** Start Collected data **
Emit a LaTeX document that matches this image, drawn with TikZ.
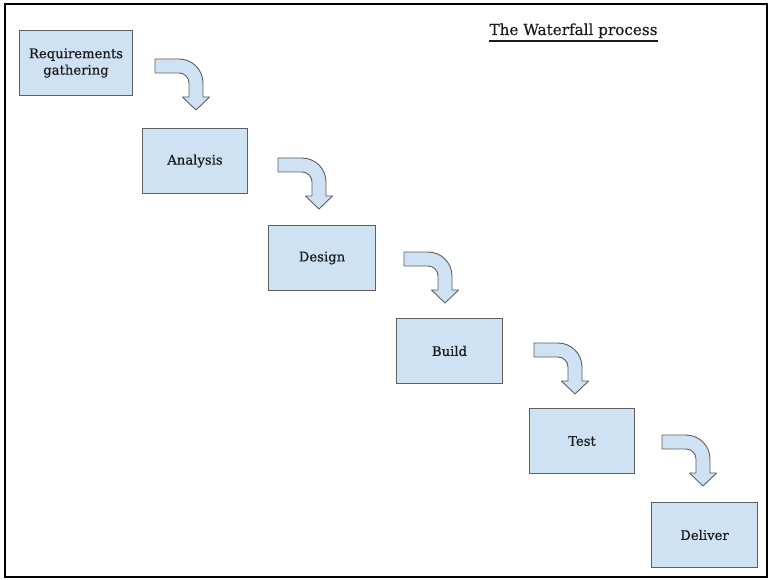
\documentclass[tikz,border=0pt]{standalone}
\usepackage{fontspec}
\setmainfont{DejaVu Serif}[FakeBold=0.45]
\usetikzlibrary{calc}
\definecolor{boxfill}{HTML}{CFE2F3}
\definecolor{boxline}{HTML}{5F5F5F}
\definecolor{inkc}{HTML}{1A1A1A}
\tikzset{
  stage/.style={draw=boxline, line width=1pt, fill=boxfill, inner sep=0pt,
    anchor=north west, text=inkc, font=\fontsize{13.2}{16.5}\selectfont, align=center},
  bent/.pic={
    \draw[draw=boxline, line width=0.9pt, fill=boxfill, line join=round]
      (0,0) -- (24,0) .. controls (37.25,0) and (48,10.75) .. (48,24)
      -- (48,38) -- (54.5,38) -- (41,51) -- (27.5,38) -- (34,38) -- (34,24)
      .. controls (34,18.5) and (29.5,14) .. (24,14) -- (0,14) -- cycle;
  }
}
\begin{document}
\begin{tikzpicture}[x=1pt, y=-1pt]
  \useasboundingbox[fill=white] (0,0) rectangle (770,580);
  % outer frame
  \draw[line width=2.5pt, black] (5,4) rectangle (767,577);
  % title with its underline
  \node[anchor=base, inner sep=0pt, text=inkc, font=\fontsize{15.2}{18}\selectfont] (title) at (573.5,35)
    {The Waterfall process};
  \draw[inkc, line width=1.3pt] ($(title.base west)+(0,6)$) -- ($(title.base east)+(0,6)$);
  % stages
  \node[stage, minimum width=113pt, minimum height=65pt] (req) at (19,30) {Requirements\\gathering};
  \node[stage, minimum width=105pt, minimum height=65pt] (ana) at (142,128) {Analysis};
  \node[stage, minimum width=107pt, minimum height=65pt] (des) at (268,225) {Design};
  \node[stage, minimum width=106pt, minimum height=65pt] (bui) at (396,318) {Build};
  \node[stage, minimum width=105pt, minimum height=65pt] (tes) at (529,408) {Test};
  \node[stage, minimum width=106pt, minimum height=65pt] (del) at (651,502) {Deliver};
  % bent arrows between stages
  \pic at ($(req.north east)+(22,29)$) {bent};
  \pic at ($(ana.north east)+(30,30)$) {bent};
  \pic at ($(des.north east)+(28,27)$) {bent};
  \pic at ($(bui.north east)+(31,25)$) {bent};
  \pic at ($(tes.north east)+(27,27)$) {bent};
\end{tikzpicture}
\end{document}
** End Collected data **
> _Your goal_
Retype the listing exactly. Pictures do not belong in the copy.

> _Response_
Emit a LaTeX document that matches this image, drawn with TikZ.
\documentclass[tikz,border=0pt]{standalone}
\usepackage{fontspec}
\setmainfont{DejaVu Serif}[FakeBold=0.45]
\usetikzlibrary{calc}
\definecolor{boxfill}{HTML}{CFE2F3}
\definecolor{boxline}{HTML}{5F5F5F}
\definecolor{inkc}{HTML}{1A1A1A}
\tikzset{
  stage/.style={draw=boxline, line width=1pt, fill=boxfill, inner sep=0pt,
    anchor=north west, text=inkc, font=\fontsize{13.2}{16.5}\selectfont, align=center},
  bent/.pic={
    \draw[draw=boxline, line width=0.9pt, fill=boxfill, line join=round]
      (0,0) -- (24,0) .. controls (37.25,0) and (48,10.75) .. (48,24)
      -- (48,38) -- (54.5,38) -- (41,51) -- (27.5,38) -- (34,38) -- (34,24)
      .. controls (34,18.5) and (29.5,14) .. (24,14) -- (0,14) -- cycle;
  }
}
\begin{document}
\begin{tikzpicture}[x=1pt, y=-1pt]
  \useasboundingbox[fill=white] (0,0) rectangle (770,580);
  % outer frame
  \draw[line width=2.5pt, black] (5,4) rectangle (767,577);
  % title with its underline
  \node[anchor=base, inner sep=0pt, text=inkc, font=\fontsize{15.2}{18}\selectfont] (title) at (573.5,35)
    {The Waterfall process};
  \draw[inkc, line width=1.3pt] ($(title.base west)+(0,6)$) -- ($(title.base east)+(0,6)$);
  % stages
  \node[stage, minimum width=113pt, minimum height=65pt] (req) at (19,30) {Requirements\\gathering};
  \node[stage, minimum width=105pt, minimum height=65pt] (ana) at (142,128) {Analysis};
  \node[stage, minimum width=107pt, minimum height=65pt] (des) at (268,225) {Design};
  \node[stage, minimum width=106pt, minimum height=65pt] (bui) at (396,318) {Build};
  \node[stage, minimum width=105pt, minimum height=65pt] (tes) at (529,408) {Test};
  \node[stage, minimum width=106pt, minimum height=65pt] (del) at (651,502) {Deliver};
  % bent arrows between stages
  \pic at ($(req.north east)+(22,29)$) {bent};
  \pic at ($(ana.north east)+(30,30)$) {bent};
  \pic at ($(des.north east)+(28,27)$) {bent};
  \pic at ($(bui.north east)+(31,25)$) {bent};
  \pic at ($(tes.north east)+(27,27)$) {bent};
\end{tikzpicture}
\end{document}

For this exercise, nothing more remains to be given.